- _DATA LINES_
'''

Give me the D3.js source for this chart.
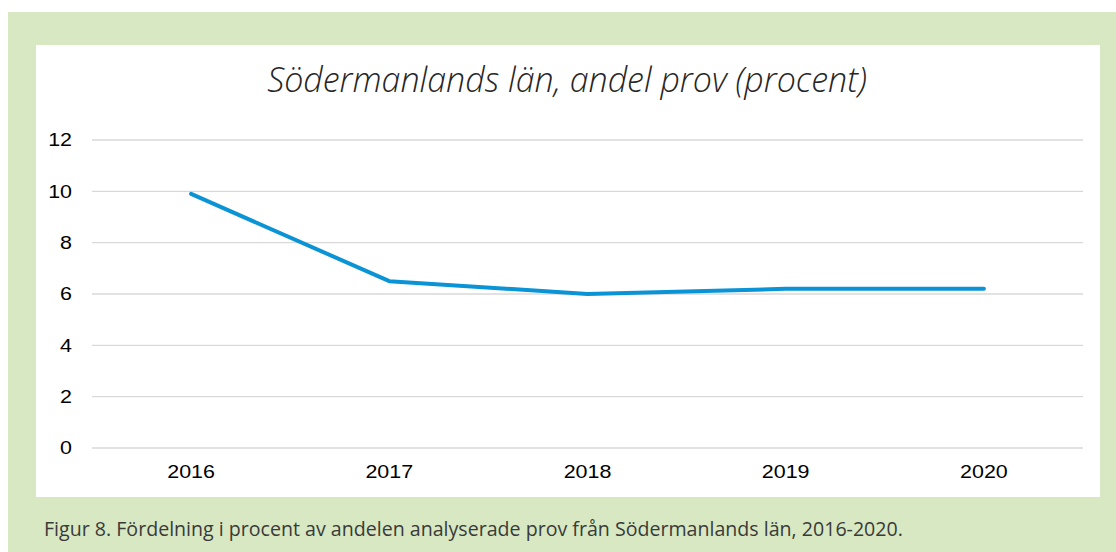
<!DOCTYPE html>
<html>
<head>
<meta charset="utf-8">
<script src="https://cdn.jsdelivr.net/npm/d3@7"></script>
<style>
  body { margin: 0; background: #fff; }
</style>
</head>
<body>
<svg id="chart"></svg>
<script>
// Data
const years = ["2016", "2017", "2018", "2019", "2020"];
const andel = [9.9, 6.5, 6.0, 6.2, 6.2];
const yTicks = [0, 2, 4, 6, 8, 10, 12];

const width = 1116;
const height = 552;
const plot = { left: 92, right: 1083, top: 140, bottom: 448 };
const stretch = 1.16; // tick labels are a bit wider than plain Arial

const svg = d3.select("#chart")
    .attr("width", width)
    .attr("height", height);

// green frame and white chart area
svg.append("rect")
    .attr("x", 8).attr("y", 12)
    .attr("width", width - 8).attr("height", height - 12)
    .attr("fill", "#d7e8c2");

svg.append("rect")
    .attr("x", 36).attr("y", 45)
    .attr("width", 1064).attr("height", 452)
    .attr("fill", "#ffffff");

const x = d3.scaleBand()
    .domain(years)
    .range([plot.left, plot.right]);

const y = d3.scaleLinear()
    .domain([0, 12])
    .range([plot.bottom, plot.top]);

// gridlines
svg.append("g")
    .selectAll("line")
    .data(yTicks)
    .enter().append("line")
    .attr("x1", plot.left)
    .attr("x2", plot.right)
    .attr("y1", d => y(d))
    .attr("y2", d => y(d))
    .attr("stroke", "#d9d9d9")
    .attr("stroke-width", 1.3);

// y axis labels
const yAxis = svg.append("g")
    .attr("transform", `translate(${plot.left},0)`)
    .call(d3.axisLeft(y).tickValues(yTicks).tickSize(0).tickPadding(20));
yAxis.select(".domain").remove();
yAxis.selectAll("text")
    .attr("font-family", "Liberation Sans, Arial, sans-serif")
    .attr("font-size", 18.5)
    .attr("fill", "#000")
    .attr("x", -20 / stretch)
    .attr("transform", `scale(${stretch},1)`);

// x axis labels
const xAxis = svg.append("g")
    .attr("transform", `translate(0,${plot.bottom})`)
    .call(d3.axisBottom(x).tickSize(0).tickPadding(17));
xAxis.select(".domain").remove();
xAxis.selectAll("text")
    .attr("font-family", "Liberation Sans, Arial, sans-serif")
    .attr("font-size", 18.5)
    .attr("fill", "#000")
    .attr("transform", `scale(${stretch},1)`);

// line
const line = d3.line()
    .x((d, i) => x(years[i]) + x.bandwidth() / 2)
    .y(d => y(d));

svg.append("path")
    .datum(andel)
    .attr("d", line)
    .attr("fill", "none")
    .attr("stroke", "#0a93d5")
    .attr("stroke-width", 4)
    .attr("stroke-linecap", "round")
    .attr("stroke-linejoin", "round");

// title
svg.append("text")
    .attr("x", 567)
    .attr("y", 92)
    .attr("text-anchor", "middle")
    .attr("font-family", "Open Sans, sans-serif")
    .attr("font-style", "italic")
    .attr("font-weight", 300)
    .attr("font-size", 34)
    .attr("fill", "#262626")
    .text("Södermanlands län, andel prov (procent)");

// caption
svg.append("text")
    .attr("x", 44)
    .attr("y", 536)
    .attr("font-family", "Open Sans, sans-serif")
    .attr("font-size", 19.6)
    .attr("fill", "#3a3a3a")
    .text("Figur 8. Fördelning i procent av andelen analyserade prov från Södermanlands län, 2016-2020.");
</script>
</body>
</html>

'''

- _STATED EXERCISE_
From the material above, copy everything exactly but the pictures.

- _RESPONSE BELOW_
Give me the D3.js source for this chart.
<!DOCTYPE html>
<html>
<head>
<meta charset="utf-8">
<script src="https://cdn.jsdelivr.net/npm/d3@7"></script>
<style>
  body { margin: 0; background: #fff; }
</style>
</head>
<body>
<svg id="chart"></svg>
<script>
// Data
const years = ["2016", "2017", "2018", "2019", "2020"];
const andel = [9.9, 6.5, 6.0, 6.2, 6.2];
const yTicks = [0, 2, 4, 6, 8, 10, 12];

const width = 1116;
const height = 552;
const plot = { left: 92, right: 1083, top: 140, bottom: 448 };
const stretch = 1.16; // tick labels are a bit wider than plain Arial

const svg = d3.select("#chart")
    .attr("width", width)
    .attr("height", height);

// green frame and white chart area
svg.append("rect")
    .attr("x", 8).attr("y", 12)
    .attr("width", width - 8).attr("height", height - 12)
    .attr("fill", "#d7e8c2");

svg.append("rect")
    .attr("x", 36).attr("y", 45)
    .attr("width", 1064).attr("height", 452)
    .attr("fill", "#ffffff");

const x = d3.scaleBand()
    .domain(years)
    .range([plot.left, plot.right]);

const y = d3.scaleLinear()
    .domain([0, 12])
    .range([plot.bottom, plot.top]);

// gridlines
svg.append("g")
    .selectAll("line")
    .data(yTicks)
    .enter().append("line")
    .attr("x1", plot.left)
    .attr("x2", plot.right)
    .attr("y1", d => y(d))
    .attr("y2", d => y(d))
    .attr("stroke", "#d9d9d9")
    .attr("stroke-width", 1.3);

// y axis labels
const yAxis = svg.append("g")
    .attr("transform", `translate(${plot.left},0)`)
    .call(d3.axisLeft(y).tickValues(yTicks).tickSize(0).tickPadding(20));
yAxis.select(".domain").remove();
yAxis.selectAll("text")
    .attr("font-family", "Liberation Sans, Arial, sans-serif")
    .attr("font-size", 18.5)
    .attr("fill", "#000")
    .attr("x", -20 / stretch)
    .attr("transform", `scale(${stretch},1)`);

// x axis labels
const xAxis = svg.append("g")
    .attr("transform", `translate(0,${plot.bottom})`)
    .call(d3.axisBottom(x).tickSize(0).tickPadding(17));
xAxis.select(".domain").remove();
xAxis.selectAll("text")
    .attr("font-family", "Liberation Sans, Arial, sans-serif")
    .attr("font-size", 18.5)
    .attr("fill", "#000")
    .attr("transform", `scale(${stretch},1)`);

// line
const line = d3.line()
    .x((d, i) => x(years[i]) + x.bandwidth() / 2)
    .y(d => y(d));

svg.append("path")
    .datum(andel)
    .attr("d", line)
    .attr("fill", "none")
    .attr("stroke", "#0a93d5")
    .attr("stroke-width", 4)
    .attr("stroke-linecap", "round")
    .attr("stroke-linejoin", "round");

// title
svg.append("text")
    .attr("x", 567)
    .attr("y", 92)
    .attr("text-anchor", "middle")
    .attr("font-family", "Open Sans, sans-serif")
    .attr("font-style", "italic")
    .attr("font-weight", 300)
    .attr("font-size", 34)
    .attr("fill", "#262626")
    .text("Södermanlands län, andel prov (procent)");

// caption
svg.append("text")
    .attr("x", 44)
    .attr("y", 536)
    .attr("font-family", "Open Sans, sans-serif")
    .attr("font-size", 19.6)
    .attr("fill", "#3a3a3a")
    .text("Figur 8. Fördelning i procent av andelen analyserade prov från Södermanlands län, 2016-2020.");
</script>
</body>
</html>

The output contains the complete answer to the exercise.